L’effroyable malheur contient le germe d'un bienfait. Il a fallu la guerre pour qu’on s’aperçoive que Rouen, par sa situation exceptionnelle, est désormais l’artère essentielle de la France et qu’il peut devenir bientôt le rival victorieux de Hambourg.
Nous avons examiné déjà dans un article de L'Œuvre ce qu’il y avait de fait et ce qu’il y avait encore à faire pour donner au vieux port normand la prépondérance qu'il doit avoir.
A côté de l'État, disions-nous, les initiatives privées françaises doivent s’appliquer à concurrencer l’étranger. Notre vœu a été réalisé. Une société commerciale vient de créer au Trait, près de Duclair, à quelques kilomètres de Rouen, un chantier de constructions navales.

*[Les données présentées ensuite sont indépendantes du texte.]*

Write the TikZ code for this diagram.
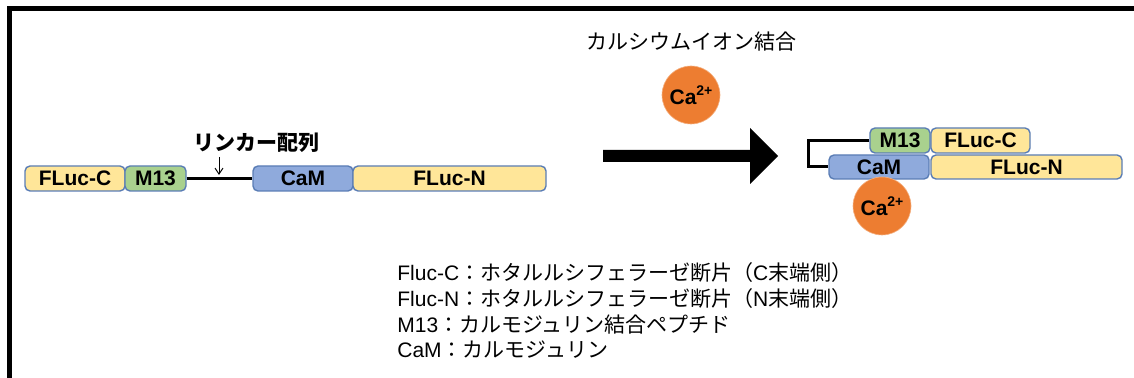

Nous avons visité ce chantier. L'impression est encore celle que donnent ces sortes d'entreprises à leurs débuts. Dans une prairie boueuse, où l'herbe est rare, quelques hangars, quelques baraquements et trois halls gigantesques inachevés, dont les carcasses géométriques se dessinant sur le ciel rose et gris, semblent apporter un « américanisme » imprévu dans ce charmant village de Normandie. La vie est encore là calme et tranquille. Et pourtant, demain, au village qui semble dormir, abrité par les collines boisés, près du fleuve paresseux, succédera une ville nouvelle, tumultueuse et trépidante de cris, de rumeurs grondantes et rythmiques, de sifflements aigus, une ville en qui palpitera un halètement de force et de travail et d’où partiront les bâtiments aventureux qui, à travers le monde, attesteront la grandeur et la richesse françaises.

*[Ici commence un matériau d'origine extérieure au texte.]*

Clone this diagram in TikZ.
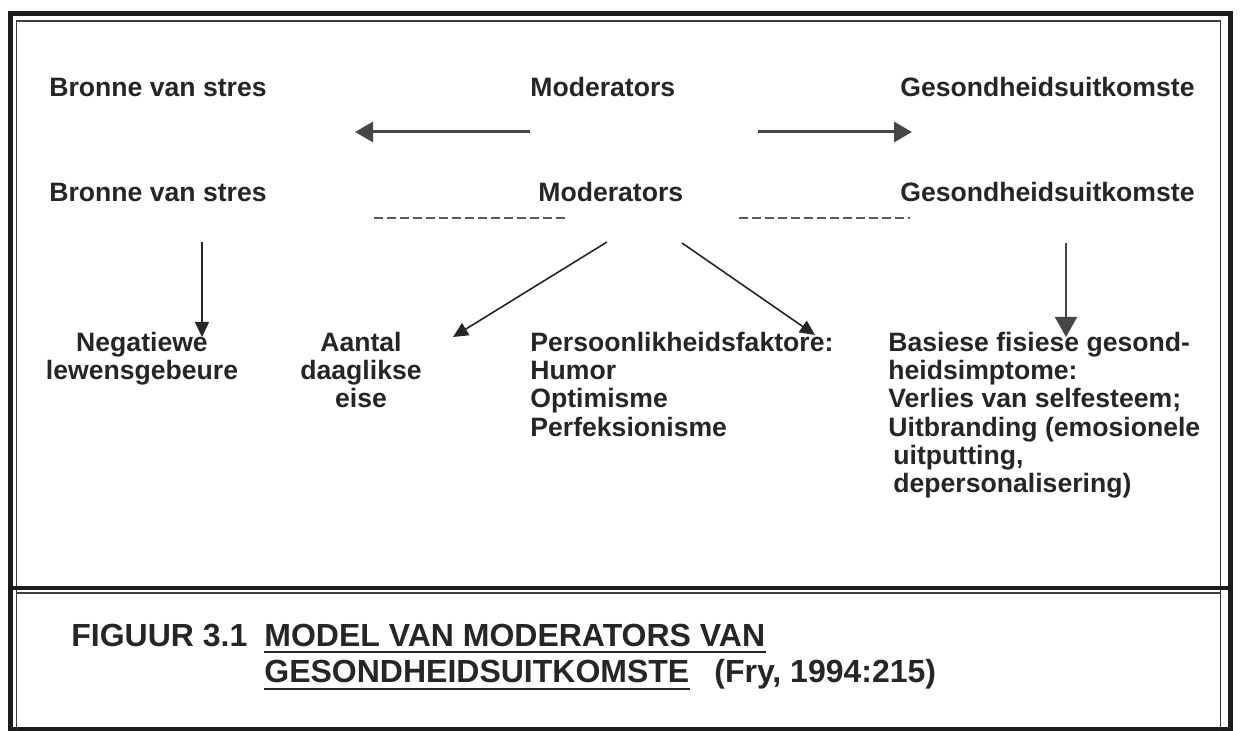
\documentclass[tikz,border=0pt]{standalone}
\usepackage{fontspec}
\setmainfont{Liberation Sans}
\usepackage{xcolor}
\usepackage{tikz}
\usetikzlibrary{arrows.meta,calc}
\definecolor{ink}{HTML}{262626}
\definecolor{frameC}{HTML}{1C1C1C}
\definecolor{grey}{HTML}{474747}
\definecolor{dashgrey}{HTML}{5A5A5A}
\tikzset{
  frame/.style={draw=frameC, line width=2.5pt},
  inner/.style={draw=frameC!85, line width=0.6pt},
  lab/.style={text=ink, font=\fontsize{13.3}{14.1}\selectfont\bfseries, inner sep=0pt},
  capt/.style={text=ink, font=\fontsize{16}{20.5}\selectfont\bfseries, inner sep=0pt},
  arrA/.style={draw=grey, line width=1.5pt, -{Triangle[length=9pt,width=10pt]}},
  arrB/.style={draw=ink, line width=0.8pt, -{Triangle[length=7.5pt,width=7pt]}},
  arrC/.style={draw=grey, line width=1pt, -{Triangle[length=10pt,width=11pt]}},
  dashln/.style={draw=dashgrey, line width=1pt, dash pattern=on 4.5pt off 2pt},
  uline/.style={draw=ink, line width=1.4pt}
}

\begin{document}
\begin{tikzpicture}[x=0.5pt,y=-0.5pt]
  \useasboundingbox (0,0) rectangle (1244,731);
  \fill[white] (0,0) rectangle (1244,731);

  % double frame and divider
  \draw[frame] (10.5,14) rectangle (1230.5,729.5);
  \draw[inner] (16.5,729) -- (16.5,21) -- (1220.5,21) -- (1220.5,729);
  \draw[frame, line width=2pt] (10.5,588.5) -- (1230.5,588.5);
  \draw[inner] (16.5,593) -- (1220.5,593);

  % heading rows
  \node[lab, anchor=base west] (bron1) at (49,96.5) {Bronne van stres};
  \node[lab, anchor=base west] (mod1) at (530,96.5) {Moderators};
  \node[lab, anchor=base west] (ges1) at (900,96.5) {Gesondheidsuitkomste};
  \node[lab, anchor=base west] (bron2) at (49,201.5) {Bronne van stres};
  \node[lab, anchor=base west] (mod2) at (538,201.5) {Moderators};
  \node[lab, anchor=base west] (ges2) at (900,201.5) {Gesondheidsuitkomste};

  \coordinate (a1s) at (530,132);
  \coordinate (a1e) at (355,132);
  \coordinate (a2s) at (758,132);
  \coordinate (a2e) at (912,132);
  \draw[arrA] (a1s) -- (a1e);
  \draw[arrA] (a2s) -- (a2e);

  \draw[dashln] (374,218) -- (567,218);
  \draw[dashln] (739,218) -- (910,218);

  % lower row (base = last line)
  \node[lab, anchor=base, align=center] (neg) at (142,379.7) {Negatiewe\\lewensgebeure};
  \node[lab, anchor=base, align=center] (aant) at (361,407.9) {Aantal\\daaglikse\\eise};
  \node[lab, anchor=base west, align=left] (pers) at (530,436.1)
    {Persoonlikheidsfaktore:\\Humor\\Optimisme\\Perfeksionisme};
  \node[lab, anchor=base west, align=left] (basi) at (888,492.5)
    {Basiese fisiese gesond-\\heidsimptome:\\Verlies van selfesteem;\\Uitbranding (emosionele\\\hspace{2.5pt}uitputting,\\\hspace{2.5pt}depersonalisering)};

  \coordinate (b1s) at (202,242);
  \coordinate (b1e) at (202,337);
  \coordinate (b2s) at (607,242);
  \coordinate (b2e) at (453,337);
  \coordinate (b3s) at (682,243);
  \coordinate (b3e) at (815,335);
  \coordinate (b4s) at (1066,243);
  \coordinate (b4e) at (1066,337);
  \draw[arrB] (b1s) -- (b1e);
  \draw[arrB] (b2s) -- (b2e);
  \draw[arrB] (b3s) -- (b3e);
  \draw[arrC] (b4s) -- (b4e);

  % caption
  \node[capt, anchor=base west] (fig) at (71,646.5) {FIGUUR 3.1};
  \node[capt, anchor=base west] (titA) at (264,646.5) {MODEL VAN MODERATORS VAN};
  \node[capt, anchor=base west] (titB) at (264,683) {GESONDHEIDSUITKOMSTE};
  \node[capt, anchor=base west] (src) at (714,683) {(Fry, 1994:215)};
  \draw[uline] ($(titA.base west)+(0,5.5)$) -- ($(titA.base east)+(0,5.5)$);
  \draw[uline] ($(titB.base west)+(0,6)$) -- ($(titB.base east)+(0,6)$);
\end{tikzpicture}
\end{document}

La superficie totale du terrain acheté par la compagnie est de 80 hectares. On y exploitera dès le mois de juin prochain six cales pouvant construire des navires de tout tonnage, depuis le chalutier jusqu'aux navires de 18 000 tonnes. Ces cales ont de 130 à 170 mètres de longueur. Trois cales sèches, une station centrale de 1 500 kilowatts, des ateliers de construction de coques, de chaudronnerie, de traçage, de scierie, de menuiserie, de montage, de petit ajustage et de forge, une salle de gabarits des ateliers de dessin, des bureaux divers complètent l'installation, qui sera raccordée au réseau de l'État par quatre kilomètres de voies, ferrées.

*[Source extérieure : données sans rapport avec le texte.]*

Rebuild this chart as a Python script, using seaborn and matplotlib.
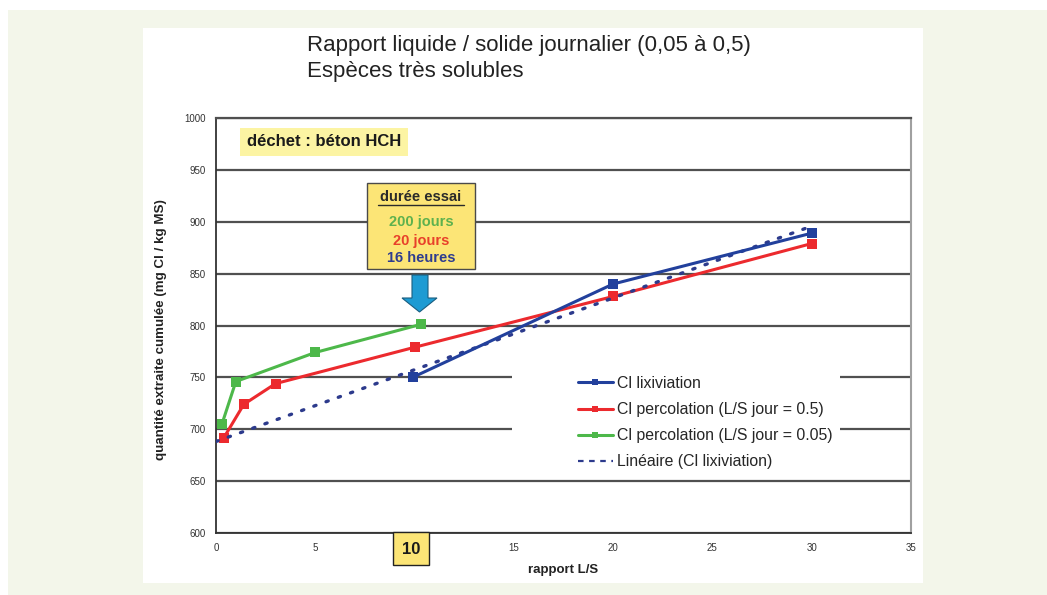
import numpy as np
import pandas as pd
import matplotlib
matplotlib.use("Agg")
import matplotlib.pyplot as plt
import matplotlib.patches as mpatches
from matplotlib.lines import Line2D
import seaborn as sns

# ---- data ----
lix_x = [9.9, 20.0, 30.0]
lix_y = [750, 840, 889]
perc05_x = [0.4, 1.4, 3.0, 10.0, 20.0, 30.0]
perc05_y = [692, 724, 744, 779, 828, 879]
perc005_x = [0.3, 1.0, 5.0, 10.3]
perc005_y = [705, 746, 774, 801]
series_labels = ["Cl lixiviation", "Cl percolation (L/S jour = 0.5)",
                 "Cl percolation (L/S jour = 0.05)", "Linéaire (Cl lixiviation)"]
x_ticks = [0, 5, 10, 15, 20, 25, 30, 35]
y_ticks = [600, 650, 700, 750, 800, 850, 900, 950, 1000]

W, H = 1047, 595
sns.set_style("white")
plt.rcParams['font.family'] = ['Liberation Sans', 'DejaVu Sans']

fig = plt.figure(figsize=(W / 100, H / 100), dpi=100)
fig.patch.set_facecolor("white")

def fx(px):
    return px / W

def fy(py):
    return 1 - py / H

# backgrounds
fig.patches.append(mpatches.Rectangle((fx(8), 0), 1 - fx(8), (H - 10) / H,
                                      transform=fig.transFigure, facecolor="#f3f6ea",
                                      edgecolor="none", zorder=-10))
fig.patches.append(mpatches.Rectangle((fx(143), fy(583)), (923 - 143) / W, (583 - 28) / H,
                                      transform=fig.transFigure, facecolor="white",
                                      edgecolor="none", zorder=-9))

ax = fig.add_axes([fx(216), fy(533), (911 - 216) / W, (533 - 118) / H])
ax.set_facecolor("white")

blue = "#22409c"
red = "#ec2a2e"
green = "#4db84a"
trend_col = "#2c3a8c"

sns.lineplot(x=lix_x, y=lix_y, ax=ax, color=blue, marker="s", markersize=6.5,
             markeredgewidth=0, linewidth=2.2, sort=False, zorder=4)
sns.lineplot(x=perc05_x, y=perc05_y, ax=ax, color=red, marker="s", markersize=6.5,
             markeredgewidth=0, linewidth=2.2, sort=False, zorder=3)
sns.lineplot(x=perc005_x, y=perc005_y, ax=ax, color=green, marker="s", markersize=6.5,
             markeredgewidth=0, linewidth=2.2, sort=False, zorder=3)

# linear trendline of Cl lixiviation
slope, intercept = np.polyfit(lix_x, lix_y, 1)
tx = np.array([0.0, 30.0])
ty = slope * tx + intercept
sns.lineplot(x=tx, y=ty, ax=ax, color=trend_col, linewidth=2.4, sort=False, zorder=3)
tl = ax.lines[-1]
tl.set_linestyle((0, (0.7, 3.2)))
tl.set_dash_capstyle("round")

ax.set_xlim(0, 35)
ax.set_ylim(600, 1000)
ax.set_xticks(x_ticks)
ax.set_yticks(y_ticks)
ax.set_xticks(np.arange(0, 36, 1), minor=True)
ax.set_yticks(np.arange(600, 1001, 10), minor=True)
xl = [str(t) for t in x_ticks]
xl[x_ticks.index(10)] = ""
ax.set_xticklabels(xl)
ax.set_yticklabels([str(t) for t in y_ticks])
ax.tick_params(axis="both", which="major", direction="inout", length=7, width=1.2,
               color="#333333", labelsize=7, labelcolor="#333333")
ax.tick_params(axis="both", which="minor", direction="inout", length=4, width=1.0,
               color="#333333")
ax.tick_params(axis="x", which="major", pad=4)
ax.tick_params(axis="y", which="major", pad=4)

ax.set_axisbelow(True)
ax.yaxis.grid(True, which="major", color="#505050", linewidth=1.6)
ax.xaxis.grid(False)

for s in ["left", "bottom"]:
    ax.spines[s].set_color("#333333")
    ax.spines[s].set_linewidth(1.3)
ax.spines["top"].set_color("#505050")
ax.spines["top"].set_linewidth(1.6)
ax.spines["right"].set_color("#a0a0a0")
ax.spines["right"].set_linewidth(1.5)

ax.set_ylabel("quantité extraite cumulée (mg Cl / kg MS)", fontsize=9.6,
              fontweight="bold", color="#222222")
ax.yaxis.set_label_coords((167 - 216) / 695, 0.49)
ax.set_xlabel("rapport L/S", fontsize=9.5, fontweight="bold", color="#222222")
ax.xaxis.set_label_coords(0.5, (533 - 564) / 415)

# white legend background masking grid
ax.add_patch(mpatches.Rectangle(((512 - 216) / 695, (533 - 478) / 415),
                                (840 - 512) / 695, (478 - 362) / 415,
                                transform=ax.transAxes, facecolor="white",
                                edgecolor="none", zorder=1))

handles = [
    Line2D([], [], color=blue, marker="s", markersize=5, markeredgewidth=0, linewidth=2.2),
    Line2D([], [], color=red, marker="s", markersize=5, markeredgewidth=0, linewidth=2.2),
    Line2D([], [], color=green, marker="s", markersize=5, markeredgewidth=0, linewidth=2.2),
    Line2D([], [], color=trend_col, linewidth=1.6, linestyle=(0, (2.5, 2.5))),
]
ax.legend(handles, series_labels, loc="upper left",
          bbox_to_anchor=((578 - 216) / 695, (533 - 376) / 415),
          frameon=False, fontsize=11.4, borderpad=0, borderaxespad=0,
          handlelength=2.2, handletextpad=0.25, labelspacing=0.7)

# title
fig.text(fx(307), fy(45), "Rapport liquide / solide journalier (0,05 à 0,5)",
         fontsize=16, color="#222222", va="center", ha="left")
fig.text(fx(307), fy(71), "Espèces très solubles",
         fontsize=16, color="#222222", va="center", ha="left")

# déchet box
fig.patches.append(mpatches.Rectangle((fx(240), fy(156)), (408 - 240) / W, 28 / H,
                                      transform=fig.transFigure, facecolor="#fcf4a3",
                                      edgecolor="none", zorder=5))
fig.text(fx(324), fy(142), "déchet : béton HCH", fontsize=12, fontweight="bold",
         color="#1a1a1a", ha="center", va="center", zorder=6)

# durée essai box
fig.patches.append(mpatches.Rectangle((fx(367), fy(269)), (475 - 367) / W, (269 - 183) / H,
                                      transform=fig.transFigure, facecolor="#fce576",
                                      edgecolor="#4a4a4a", linewidth=1.0, zorder=5))
fig.text(fx(421), fy(197), "durée essai", fontsize=10.5, fontweight="bold",
         color="#2a2a2a", ha="center", va="center", zorder=6)
fig.add_artist(Line2D([fx(378), fx(464)], [fy(205), fy(205)], color="#2a2a2a",
                      linewidth=1.0, transform=fig.transFigure, zorder=6))
fig.text(fx(421), fy(222), "200 jours", fontsize=10.5, fontweight="bold",
         color="#5db14e", ha="center", va="center", zorder=6)
fig.text(fx(421), fy(241), "20 jours", fontsize=10.5, fontweight="bold",
         color="#e8402a", ha="center", va="center", zorder=6)
fig.text(fx(421), fy(258), "16 heures", fontsize=10.5, fontweight="bold",
         color="#2e3c8f", ha="center", va="center", zorder=6)

# arrow
arrow_px = [(412, 275), (428, 275), (428, 298), (437, 298), (419.5, 312),
            (402, 298), (412, 298)]
fig.patches.append(mpatches.Polygon([(fx(a), fy(b)) for a, b in arrow_px], closed=True,
                                    transform=fig.transFigure, facecolor="#1d9bd3",
                                    edgecolor="#1a5e80", linewidth=0.8, zorder=5))

# "10" box on the x axis
fig.patches.append(mpatches.Rectangle((fx(393), fy(565)), (429 - 393) / W, (565 - 532) / H,
                                      transform=fig.transFigure, facecolor="#fce576",
                                      edgecolor="#222222", linewidth=1.0, zorder=5))
fig.text(fx(411), fy(549), "10", fontsize=12, fontweight="bold", color="#1a1a1a",
         ha="center", va="center", zorder=6)

fig.savefig("out.png", dpi=100)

Les chantiers pourront commencer à fonctionner en mars prochain et les premiers lancements sont prévus pour le début de 1919.
Quinze cents ouvriers seront employés dès le début de l'exploitation. Pour eux et leurs familles, on procède déjà à la construction d'une cité ouvrière de 6 000 à 10 000 habitants, cité qui comprendra un service d'évacuation des eaux résiduaires, une hôtellerie avec salles de lecture et de billard, des magasins de vente, des boutiques privées, un établissement de bains, voire un cinématographe.
Cette cité nouvelle sera construite en un style normand, qui alliera harmonieusement le confortable et le pittoresque. M. Gustave Majou en sera l'architecte.
Le gouvernement ne pouvait se désintéresser d’une telle entreprise. Aussi a-t-il adressé, ces jour-ci, par la voix de M. Lémery et de la Commission de la marine marchande, ses félicitations et ses encouragements à la compagnie, qui témoigne d un superbe acte de foi en la prospérité future de notre France.